Conversational UIs rely on machine learning (ML) and natural language processing (NLP) to enable users to communicate with software in an intuitive way. “Natural” because it contrasts with “unnatural,” unambiguous ways of interacting with computers such as coding in a programing language or clicking on a graphical user interface (GUI). Human language is complicated and polysemic. The task at hand is therefore not a small one. The nuances of human communication must be carefully addressed to simulate person-to-person conversation. Although we have achieved considerable advancements in NLP and ML, there is still a lot of uncertainty about just how to design the dialog between humans and machines and how human-machine relationships might evolve.

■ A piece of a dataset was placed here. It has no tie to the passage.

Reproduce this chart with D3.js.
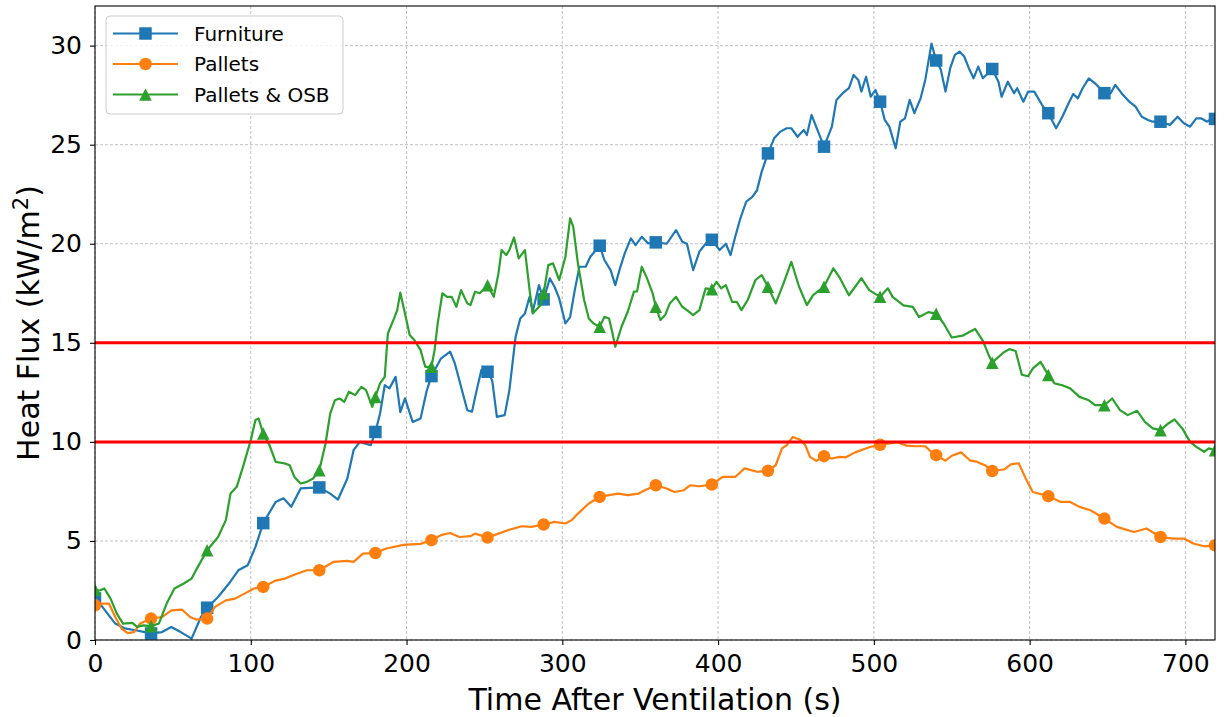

It is clear though, that to be successful a conversational UI must be just that, a conversation. One-way communication, whether human-initiated or machine-initiated, is not very satisfying. In the context of the enterprise, a virtual assistant must also be able to react to commands and questions initiated by the user and initiate conversations on its own. In business scenarios, a conversation with a digital assistant is most useful when it draws upon full knowledge of the user’s enterprise data. In this way, it not only provides data the user has explicitly requested, but in addition has the necessary information to propose a suitable course of action. Another requirement of a digital assistant is that it carry the context of previous interactions from one conversation to the next. It must “remember” our preferences and past interactions. Imagine how frustrating it would be to have to reinitiate a relationship from scratch with a co-worker each time you speak to him!

Getting more out of technology

In addition to being a more natural way of getting things done, conversational UIs allow us to focus on the task at hand. Currently, we interact with an ecosystem of digital things at home and at work as well as in our cars and through the gadgets we wear. We see a proliferation of applications in app stores and catalogs that are available to us for play and work. The task of finding the right app for the right purpose at the right time is increasingly overwhelming. Worse, each of these apps has its own interface.

In short, the GUI has reached its limits. It is no longer sufficient for users to manage their ecosystem of apps and devices. We need new interaction models to help users reduce their cognitive load and offset the increasing complexity and diversity of our digital world. Conversational UIs allow users to focus on the task at hand instead of wasting time remembering where and how to find what they need.

The integration of conversational UI capabilities into digital assistants, whether they be for consumer or enterprise systems, humanizes (and thus improves) the way we interact with machines. Conversation-enabled digital assistants allow the user to take full advantage of what artificial intelligence, machine learning and other technological advances can offer – ultimately making humans more powerful. Now that’s something to talk about!